• Court of Appeals of Kentucky Upholds Statute Prohibiting Arbitration Provisions in Insurance Contracts
  • September 27, 2013 | Author: George B. Hall
  • Law Firm: Phelps Dunbar LLP - New Orleans Office
  • The Court of Appeals of Kentucky has held that a risk pool agreement among self-insured entities constitutes a contract of insurance subject to Kentucky’s statutory prohibition against arbitration provisions in insurance contracts. Scott v. Louisville Bedding Co., 2013 WL 3480312 (Ky. App. July 13, 2013).

    A company provided health insurance to its employees which it self-insured. To minimize its risk, it entered into a trust agreement which, according to the court, was designed to accept and pool contributions from self-insured entities, invest the funds and either pay losses sustained by the contributors or purchase insurance on behalf of contributors. The insured sustained losses and made a claim for reimbursement under the trust agreement. The trust administrator denied the claim, and the insured sued the trust, the trust administrator and its principal, alleging fraud, breach of contract and misrepresentation. The principal of the trust sought to enforce an arbitration agreement contained in the agreement.
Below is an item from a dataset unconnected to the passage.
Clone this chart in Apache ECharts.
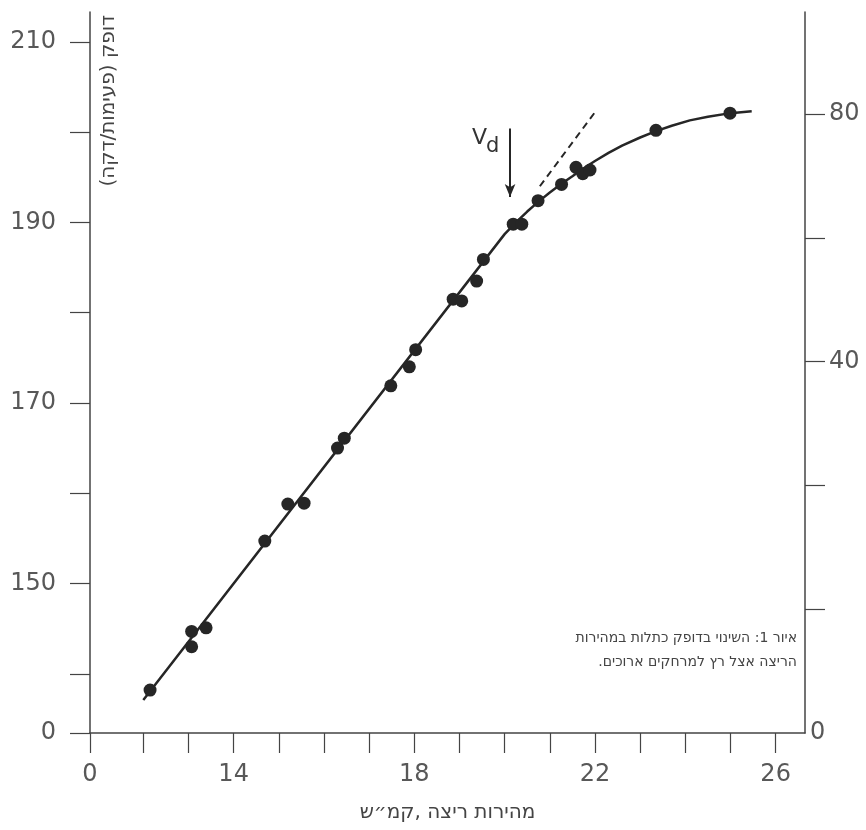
<!DOCTYPE html>
<html>
<head>
<meta charset="utf-8">
<script src="https://cdn.jsdelivr.net/npm/echarts@6/dist/echarts.min.js"></script>
<style>
  html, body { margin: 0; padding: 0; background: #fff; }
  #main { width: 866px; height: 830px; }
</style>
</head>
<body>
<div id="main" dir="rtl"></div>
<script>
// measured heart rate points (speed km/h, bpm)
const HR_X = [12.15, 13.07, 13.07, 13.39, 14.69, 15.20, 15.56, 16.30, 16.45, 17.48, 17.89, 18.03,
  18.86, 19.05, 19.38, 19.53, 20.19, 20.38, 20.74, 21.26, 21.58, 21.73, 21.89, 23.35, 24.99]
const HR_Y = [138.2, 143.0, 144.7, 145.1, 154.7, 158.8, 158.9, 165.0, 166.1, 171.9, 174.0, 175.9,
  181.5, 181.3, 183.5, 185.9, 189.8, 189.8, 192.4, 194.2, 196.1, 195.4, 195.8, 200.2, 202.1]

// fitted curve
const CURVE_X = [12.0, 20.0, 20.25, 20.5, 20.75, 21.0, 21.25, 21.5, 21.75, 22.0, 22.3, 22.6,
  23.0, 23.35, 23.7, 24.1, 24.5, 25.0, 25.47]
const CURVE_Y = [137.1, 188.7, 190.0, 191.2, 192.3, 193.3, 194.25, 195.1, 196.0, 196.8, 197.7, 198.5,
  199.4, 200.1, 200.7, 201.3, 201.7, 202.1, 202.3]

// dashed extension of the linear part
const DASH_X = [20.78, 22.0]
const DASH_Y = [194.0, 202.2]

// deflection point arrow (Vd)
const VD_X = 20.12
const VD_Y = [200.4, 192.8]

// axis ticks and labels
const X_TICKS = [12, 13, 14, 15, 16, 17, 18, 19, 20, 21, 22, 23, 24, 25, 26]
const X_LABELS = [14, 18, 22, 26]
const Y_TICKS = [140, 150, 160, 170, 180, 190, 200, 210]
const Y_LABELS = [150, 170, 190, 210]
const R_TICKS = [0, 20, 40, 60, 80]
const R_LABELS = [40, 80]

// broken axes: the lowest value is labelled 0
const XMIN = 10.82, XMAX = 26.65
const YMIN = 133.45, YMAX = 213.3
const RMIN = -20, RMAX = 96.5

const INK = '#262626'
const AXIS = '#444'
const TXT = '#585858'
const FONT = 'DejaVu Sans'

const chart = echarts.init(document.getElementById('main'))

chart.setOption({
  animation: false,
  backgroundColor: '#fff',
  grid: { left: 90, right: 61, top: 12, bottom: 97, outerBoundsMode: 'none' },
  xAxis: {
    type: 'value',
    min: XMIN,
    max: XMAX,
    splitLine: { show: false },
    axisLine: { onZero: false, lineStyle: { color: AXIS, width: 1.5 } },
    axisTick: { customValues: [XMIN].concat(X_TICKS), length: 20, lineStyle: { color: AXIS, width: 1.2 } },
    axisLabel: {
      customValues: [XMIN].concat(X_LABELS),
      formatter: v => v < 11 ? '0' : String(v),
      margin: 30,
      color: TXT, fontSize: 24, fontFamily: FONT
    },
    name: 'מהירות ריצה ,קמ״ש',
    nameLocation: 'middle',
    nameGap: 70,
    nameTextStyle: { color: '#444', fontSize: 20, fontFamily: FONT }
  },
  yAxis: [
    {
      type: 'value',
      min: YMIN,
      max: YMAX,
      splitLine: { show: false },
      axisLine: { show: true, onZero: false, lineStyle: { color: AXIS, width: 1.5 } },
      axisTick: { show: true, customValues: [YMIN].concat(Y_TICKS), length: 20, lineStyle: { color: AXIS, width: 1.2 } },
      axisLabel: {
        customValues: [YMIN].concat(Y_LABELS),
        formatter: v => v < 135 ? '0' : String(v),
        margin: 34,
        color: TXT, fontSize: 24, fontFamily: FONT
      }
    },
    {
      type: 'value',
      position: 'right',
      min: RMIN,
      max: RMAX,
      splitLine: { show: false },
      axisLine: { show: true, onZero: false, lineStyle: { color: AXIS, width: 1.5 } },
      axisTick: { show: true, customValues: R_TICKS, length: 20, lineStyle: { color: AXIS, width: 1.2 } },
      axisLabel: {
        customValues: [RMIN].concat(R_LABELS),
        formatter: v => v === RMIN ? '{z|0}' : '{p|' + v + '}',
        margin: 5,
        rich: {
          z: { color: TXT, fontSize: 24, fontFamily: FONT },
          p: { color: TXT, fontSize: 24, fontFamily: FONT, padding: [0, 0, 0, 19] }
        }
      }
    }
  ],
  series: [
    {
      type: 'line',
      data: CURVE_X.map((x, i) => [x, CURVE_Y[i]]),
      showSymbol: false,
      lineStyle: { color: INK, width: 2.5, join: 'round' },
      silent: true,
      z: 2
    },
    {
      type: 'line',
      data: DASH_X.map((x, i) => [x, DASH_Y[i]]),
      showSymbol: false,
      lineStyle: { color: INK, width: 2, type: [7, 5] },
      silent: true,
      z: 2,
      markLine: {
        silent: true,
        symbol: ['none', 'arrow'],
        symbolSize: [8, 13],
        label: { show: false },
        lineStyle: { color: INK, width: 2, type: 'solid' },
        data: [[{ coord: [VD_X, VD_Y[0]] }, { coord: [VD_X, VD_Y[1]] }]]
      }
    },
    {
      type: 'scatter',
      data: HR_X.map((x, i) => [x, HR_Y[i]]),
      symbolSize: 13,
      itemStyle: { color: INK, opacity: 1 },
      z: 3
    }
  ],
  graphic: [
    {
      type: 'text',
      x: 109, y: 15,
      rotation: Math.PI / 2,
      style: { text: 'דופק (פעימות/דקה)', fill: '#444', font: '20px "DejaVu Sans"', align: 'right', verticalAlign: 'middle' }
    },
    {
      type: 'text',
      x: 472, y: 127,
      style: { text: 'V', fill: '#333', font: '22px "DejaVu Sans"' }
    },
    {
      type: 'text',
      x: 486, y: 136,
      style: { text: 'd', fill: '#333', font: '21px "DejaVu Sans"' }
    },
    {
      type: 'text',
      x: 797, y: 626,
      style: {
        text: 'איור 1: השינוי בדופק כתלות במהירות\nהריצה אצל רץ למרחקים ארוכים.',
        fill: '#444', font: '14px "DejaVu Sans"', align: 'right', lineHeight: 24
      }
    }
  ]
})
</script>
</body>
</html>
The trial court held that he was not personally a signatory to the agreement and denied his attempt to enforce the provision. The principal appealed.

    The appeals court held that the principal would be entitled to enforce the provision in his personal capacity because the insured alleged that he was the “alter ego” of the trust administrator and therefore sought to enforce the agreement against him personally. However, the appeals court ruled that the arbitration provision was unenforceable because the pool agreement constituted a “contract of insurance” under Kentucky law because it created an obligation for the trust to indemnify the insured for its risk, and the Kentucky Uniform Arbitration Act (“KUAA”) does not permit such a contract to provide for mandatory arbitration. The appeals court rejected argument that the Federal Arbitration Act and the Convention on the Recognition and Enforcement of Foreign Arbitral Awards, 9 U.S.C. § 202, pre-empted Kentucky state law. It concluded that the KUAA regulated the business of insurance and therefore, under the McCarran-Ferguson Act, “reverse pre-empted” federal statutes mandating enforcement of the arbitration provision.